#### Provided entries
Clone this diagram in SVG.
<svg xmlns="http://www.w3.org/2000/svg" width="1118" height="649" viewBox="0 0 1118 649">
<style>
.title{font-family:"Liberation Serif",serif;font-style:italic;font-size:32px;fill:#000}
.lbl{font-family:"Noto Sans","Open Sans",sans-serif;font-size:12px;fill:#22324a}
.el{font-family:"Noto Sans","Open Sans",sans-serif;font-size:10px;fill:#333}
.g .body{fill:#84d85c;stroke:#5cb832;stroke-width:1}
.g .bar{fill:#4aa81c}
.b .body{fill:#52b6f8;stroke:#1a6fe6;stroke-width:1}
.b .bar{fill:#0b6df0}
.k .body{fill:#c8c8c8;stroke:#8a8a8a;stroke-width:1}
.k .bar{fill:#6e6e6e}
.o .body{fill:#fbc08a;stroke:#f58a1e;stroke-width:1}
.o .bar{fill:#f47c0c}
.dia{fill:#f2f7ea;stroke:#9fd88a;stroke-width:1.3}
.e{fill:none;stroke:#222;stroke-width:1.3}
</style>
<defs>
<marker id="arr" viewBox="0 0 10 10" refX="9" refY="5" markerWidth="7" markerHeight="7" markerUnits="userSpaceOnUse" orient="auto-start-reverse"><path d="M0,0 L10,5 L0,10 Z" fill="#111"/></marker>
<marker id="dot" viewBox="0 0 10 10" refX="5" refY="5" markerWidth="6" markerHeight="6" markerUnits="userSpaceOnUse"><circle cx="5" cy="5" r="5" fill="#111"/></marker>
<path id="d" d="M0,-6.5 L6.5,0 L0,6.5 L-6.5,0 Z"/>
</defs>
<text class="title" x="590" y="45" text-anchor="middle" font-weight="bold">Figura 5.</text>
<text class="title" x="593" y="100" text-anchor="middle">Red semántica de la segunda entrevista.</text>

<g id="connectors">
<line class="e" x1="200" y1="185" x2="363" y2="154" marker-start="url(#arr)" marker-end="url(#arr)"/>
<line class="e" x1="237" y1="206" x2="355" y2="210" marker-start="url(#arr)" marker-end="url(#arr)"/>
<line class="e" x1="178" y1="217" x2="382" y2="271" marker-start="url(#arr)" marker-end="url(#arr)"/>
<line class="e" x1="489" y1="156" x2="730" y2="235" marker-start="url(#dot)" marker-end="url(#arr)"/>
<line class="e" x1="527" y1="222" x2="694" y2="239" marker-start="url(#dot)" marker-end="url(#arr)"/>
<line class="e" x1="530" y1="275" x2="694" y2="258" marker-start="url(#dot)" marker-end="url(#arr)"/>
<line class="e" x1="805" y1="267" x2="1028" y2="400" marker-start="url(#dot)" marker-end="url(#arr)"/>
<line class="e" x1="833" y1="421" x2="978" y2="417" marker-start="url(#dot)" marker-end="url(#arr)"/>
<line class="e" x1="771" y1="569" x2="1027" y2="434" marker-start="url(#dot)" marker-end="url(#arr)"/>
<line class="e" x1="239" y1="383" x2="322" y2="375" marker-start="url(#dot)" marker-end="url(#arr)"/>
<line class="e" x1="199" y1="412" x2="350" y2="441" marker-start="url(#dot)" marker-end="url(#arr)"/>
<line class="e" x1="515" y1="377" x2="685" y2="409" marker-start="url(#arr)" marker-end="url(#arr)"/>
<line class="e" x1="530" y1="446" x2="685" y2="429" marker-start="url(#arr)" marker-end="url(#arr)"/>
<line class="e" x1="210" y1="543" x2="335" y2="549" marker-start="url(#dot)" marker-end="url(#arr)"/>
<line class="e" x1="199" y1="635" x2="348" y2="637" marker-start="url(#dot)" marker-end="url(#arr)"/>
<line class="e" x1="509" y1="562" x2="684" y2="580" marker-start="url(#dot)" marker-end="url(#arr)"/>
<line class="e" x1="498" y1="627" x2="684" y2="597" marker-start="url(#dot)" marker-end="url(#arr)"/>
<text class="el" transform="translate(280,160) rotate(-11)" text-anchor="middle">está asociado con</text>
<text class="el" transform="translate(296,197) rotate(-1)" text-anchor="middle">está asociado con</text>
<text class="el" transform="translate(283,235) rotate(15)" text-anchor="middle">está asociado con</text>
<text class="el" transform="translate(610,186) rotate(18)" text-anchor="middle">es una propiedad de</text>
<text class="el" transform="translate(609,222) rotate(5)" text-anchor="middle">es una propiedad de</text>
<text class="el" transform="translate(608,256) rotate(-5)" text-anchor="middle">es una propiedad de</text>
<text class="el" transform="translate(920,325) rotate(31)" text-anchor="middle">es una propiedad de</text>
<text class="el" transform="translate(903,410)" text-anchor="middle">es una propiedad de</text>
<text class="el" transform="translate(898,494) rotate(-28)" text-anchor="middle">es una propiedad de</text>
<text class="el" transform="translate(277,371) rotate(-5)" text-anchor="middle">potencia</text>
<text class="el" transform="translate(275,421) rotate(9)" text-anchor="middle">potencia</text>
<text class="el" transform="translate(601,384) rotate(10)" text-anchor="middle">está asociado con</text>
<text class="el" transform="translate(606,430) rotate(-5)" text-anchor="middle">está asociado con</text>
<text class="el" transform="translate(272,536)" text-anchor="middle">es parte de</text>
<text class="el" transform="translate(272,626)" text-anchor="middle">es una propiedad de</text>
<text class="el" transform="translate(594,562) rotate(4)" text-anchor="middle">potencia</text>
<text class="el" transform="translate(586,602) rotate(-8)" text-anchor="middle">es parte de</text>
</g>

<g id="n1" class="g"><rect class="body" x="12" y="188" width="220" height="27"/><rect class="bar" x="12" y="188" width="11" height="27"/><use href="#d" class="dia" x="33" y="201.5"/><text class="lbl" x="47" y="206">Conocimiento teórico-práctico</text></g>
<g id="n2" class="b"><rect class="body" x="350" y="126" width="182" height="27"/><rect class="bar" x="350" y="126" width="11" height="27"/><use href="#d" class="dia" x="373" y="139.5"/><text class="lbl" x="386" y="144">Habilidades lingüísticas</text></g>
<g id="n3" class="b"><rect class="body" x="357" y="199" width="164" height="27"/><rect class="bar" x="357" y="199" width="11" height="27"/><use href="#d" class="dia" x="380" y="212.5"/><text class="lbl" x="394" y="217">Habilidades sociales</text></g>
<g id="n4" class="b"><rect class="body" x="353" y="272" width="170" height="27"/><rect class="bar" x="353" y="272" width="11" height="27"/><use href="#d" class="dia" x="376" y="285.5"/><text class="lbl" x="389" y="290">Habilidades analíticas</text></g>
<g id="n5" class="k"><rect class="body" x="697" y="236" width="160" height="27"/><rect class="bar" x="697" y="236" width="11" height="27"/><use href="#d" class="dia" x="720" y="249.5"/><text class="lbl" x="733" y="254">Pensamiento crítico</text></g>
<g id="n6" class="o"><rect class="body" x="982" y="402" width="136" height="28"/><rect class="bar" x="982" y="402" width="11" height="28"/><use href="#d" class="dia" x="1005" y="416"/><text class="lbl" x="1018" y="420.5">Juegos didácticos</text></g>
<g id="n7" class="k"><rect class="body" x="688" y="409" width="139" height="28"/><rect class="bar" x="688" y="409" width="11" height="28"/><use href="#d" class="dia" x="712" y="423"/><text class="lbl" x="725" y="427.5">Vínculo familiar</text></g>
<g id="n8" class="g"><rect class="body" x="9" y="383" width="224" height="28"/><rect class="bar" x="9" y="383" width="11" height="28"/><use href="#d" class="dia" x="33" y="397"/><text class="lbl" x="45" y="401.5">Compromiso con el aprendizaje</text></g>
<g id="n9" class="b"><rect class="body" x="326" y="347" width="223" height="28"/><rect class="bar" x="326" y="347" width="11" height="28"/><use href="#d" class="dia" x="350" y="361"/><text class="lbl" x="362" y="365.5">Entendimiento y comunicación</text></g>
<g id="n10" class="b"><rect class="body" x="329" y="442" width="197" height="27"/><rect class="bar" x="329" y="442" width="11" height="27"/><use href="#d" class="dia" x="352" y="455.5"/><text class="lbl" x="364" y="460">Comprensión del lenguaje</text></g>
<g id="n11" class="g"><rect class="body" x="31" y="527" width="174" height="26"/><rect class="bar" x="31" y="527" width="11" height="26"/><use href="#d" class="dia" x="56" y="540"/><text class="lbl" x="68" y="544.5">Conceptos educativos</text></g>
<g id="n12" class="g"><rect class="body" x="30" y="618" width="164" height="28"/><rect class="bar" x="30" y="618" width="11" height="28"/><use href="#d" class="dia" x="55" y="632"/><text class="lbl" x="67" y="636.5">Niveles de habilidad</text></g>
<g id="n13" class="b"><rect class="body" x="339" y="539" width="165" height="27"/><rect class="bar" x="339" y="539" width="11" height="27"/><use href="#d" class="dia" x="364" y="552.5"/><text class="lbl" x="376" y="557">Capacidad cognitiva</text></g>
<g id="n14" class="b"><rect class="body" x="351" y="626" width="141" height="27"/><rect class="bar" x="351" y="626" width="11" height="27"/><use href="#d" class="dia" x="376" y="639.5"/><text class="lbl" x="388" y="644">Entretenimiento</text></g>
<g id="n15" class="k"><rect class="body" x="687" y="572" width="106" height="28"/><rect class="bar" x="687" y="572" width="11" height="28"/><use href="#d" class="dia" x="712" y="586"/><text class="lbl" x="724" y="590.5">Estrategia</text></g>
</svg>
########
#### Provided entries
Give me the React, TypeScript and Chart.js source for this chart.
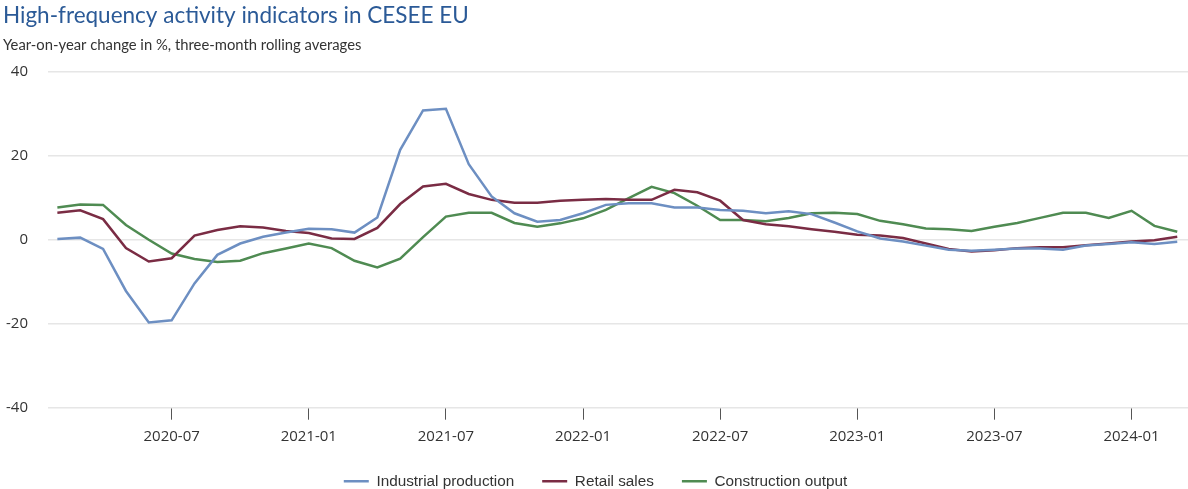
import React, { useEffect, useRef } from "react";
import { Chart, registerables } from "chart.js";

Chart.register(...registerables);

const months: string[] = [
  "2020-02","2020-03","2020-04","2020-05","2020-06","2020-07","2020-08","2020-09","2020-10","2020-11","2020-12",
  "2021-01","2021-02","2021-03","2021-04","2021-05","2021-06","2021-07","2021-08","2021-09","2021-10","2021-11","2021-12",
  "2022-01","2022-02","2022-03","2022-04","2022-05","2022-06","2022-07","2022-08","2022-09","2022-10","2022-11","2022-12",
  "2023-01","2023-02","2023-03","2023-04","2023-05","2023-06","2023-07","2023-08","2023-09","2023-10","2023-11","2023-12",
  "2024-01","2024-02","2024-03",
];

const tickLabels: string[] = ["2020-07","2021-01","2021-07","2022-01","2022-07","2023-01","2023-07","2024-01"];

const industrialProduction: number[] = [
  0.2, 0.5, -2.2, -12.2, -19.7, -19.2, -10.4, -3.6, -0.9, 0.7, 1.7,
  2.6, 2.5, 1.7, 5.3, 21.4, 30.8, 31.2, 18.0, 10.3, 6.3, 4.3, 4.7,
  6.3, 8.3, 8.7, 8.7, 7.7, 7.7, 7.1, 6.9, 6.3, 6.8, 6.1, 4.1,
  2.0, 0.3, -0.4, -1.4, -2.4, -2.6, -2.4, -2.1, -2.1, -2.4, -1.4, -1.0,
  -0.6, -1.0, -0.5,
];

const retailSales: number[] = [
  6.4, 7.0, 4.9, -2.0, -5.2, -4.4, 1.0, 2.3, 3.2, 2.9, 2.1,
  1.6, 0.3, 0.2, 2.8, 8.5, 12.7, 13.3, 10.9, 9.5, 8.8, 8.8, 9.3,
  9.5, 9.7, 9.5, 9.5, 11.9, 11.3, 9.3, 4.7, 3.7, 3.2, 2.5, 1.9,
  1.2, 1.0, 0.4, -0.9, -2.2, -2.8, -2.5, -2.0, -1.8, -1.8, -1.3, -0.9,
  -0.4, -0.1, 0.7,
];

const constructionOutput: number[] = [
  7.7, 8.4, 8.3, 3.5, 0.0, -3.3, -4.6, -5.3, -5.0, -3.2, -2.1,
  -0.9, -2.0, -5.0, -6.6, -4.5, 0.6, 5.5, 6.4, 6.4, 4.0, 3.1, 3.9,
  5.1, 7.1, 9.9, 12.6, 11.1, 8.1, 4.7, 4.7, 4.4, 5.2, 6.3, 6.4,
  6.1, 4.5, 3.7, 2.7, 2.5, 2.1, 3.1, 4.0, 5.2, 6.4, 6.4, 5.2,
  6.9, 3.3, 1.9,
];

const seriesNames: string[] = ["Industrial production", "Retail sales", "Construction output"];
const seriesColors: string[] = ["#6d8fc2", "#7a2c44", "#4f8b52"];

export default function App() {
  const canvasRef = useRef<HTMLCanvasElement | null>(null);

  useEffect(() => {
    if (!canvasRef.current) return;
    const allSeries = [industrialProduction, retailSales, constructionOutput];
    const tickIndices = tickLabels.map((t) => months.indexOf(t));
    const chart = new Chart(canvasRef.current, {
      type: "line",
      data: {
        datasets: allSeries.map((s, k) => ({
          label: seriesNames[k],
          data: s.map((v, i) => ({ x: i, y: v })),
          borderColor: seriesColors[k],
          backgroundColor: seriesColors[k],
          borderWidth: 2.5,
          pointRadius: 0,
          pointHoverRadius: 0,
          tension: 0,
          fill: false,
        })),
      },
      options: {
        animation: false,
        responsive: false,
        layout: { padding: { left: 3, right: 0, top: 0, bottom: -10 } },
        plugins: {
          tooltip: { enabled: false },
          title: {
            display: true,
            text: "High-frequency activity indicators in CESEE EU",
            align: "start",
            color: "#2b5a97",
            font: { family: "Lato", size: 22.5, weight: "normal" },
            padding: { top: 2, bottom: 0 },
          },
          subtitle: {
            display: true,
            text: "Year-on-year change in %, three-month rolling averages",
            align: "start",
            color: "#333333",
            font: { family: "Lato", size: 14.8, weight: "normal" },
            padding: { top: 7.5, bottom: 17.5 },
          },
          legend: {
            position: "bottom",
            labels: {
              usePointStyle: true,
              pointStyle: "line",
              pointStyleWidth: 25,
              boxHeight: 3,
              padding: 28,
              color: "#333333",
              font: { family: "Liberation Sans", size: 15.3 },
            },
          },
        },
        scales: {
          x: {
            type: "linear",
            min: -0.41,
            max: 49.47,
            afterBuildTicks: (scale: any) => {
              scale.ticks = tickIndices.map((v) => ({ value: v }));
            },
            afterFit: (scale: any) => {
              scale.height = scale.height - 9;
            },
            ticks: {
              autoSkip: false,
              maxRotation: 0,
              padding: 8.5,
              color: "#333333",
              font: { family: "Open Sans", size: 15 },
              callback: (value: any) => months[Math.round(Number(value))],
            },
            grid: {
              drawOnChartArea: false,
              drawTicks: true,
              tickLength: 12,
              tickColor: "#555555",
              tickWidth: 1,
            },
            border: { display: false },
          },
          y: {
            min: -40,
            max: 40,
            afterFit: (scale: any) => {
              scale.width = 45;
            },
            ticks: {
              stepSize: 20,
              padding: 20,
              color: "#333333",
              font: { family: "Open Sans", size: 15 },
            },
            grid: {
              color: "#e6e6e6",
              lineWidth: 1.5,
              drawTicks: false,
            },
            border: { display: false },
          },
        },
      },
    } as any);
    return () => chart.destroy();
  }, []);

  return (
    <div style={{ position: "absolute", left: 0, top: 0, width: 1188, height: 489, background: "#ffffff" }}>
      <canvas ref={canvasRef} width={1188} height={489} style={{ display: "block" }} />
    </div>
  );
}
########
> _Exercise goal_
From the entries above, pull out each line that includes "this".

> _Expected answer_
Clone this diagram in SVG.
Give me the React, TypeScript and Chart.js source for this chart.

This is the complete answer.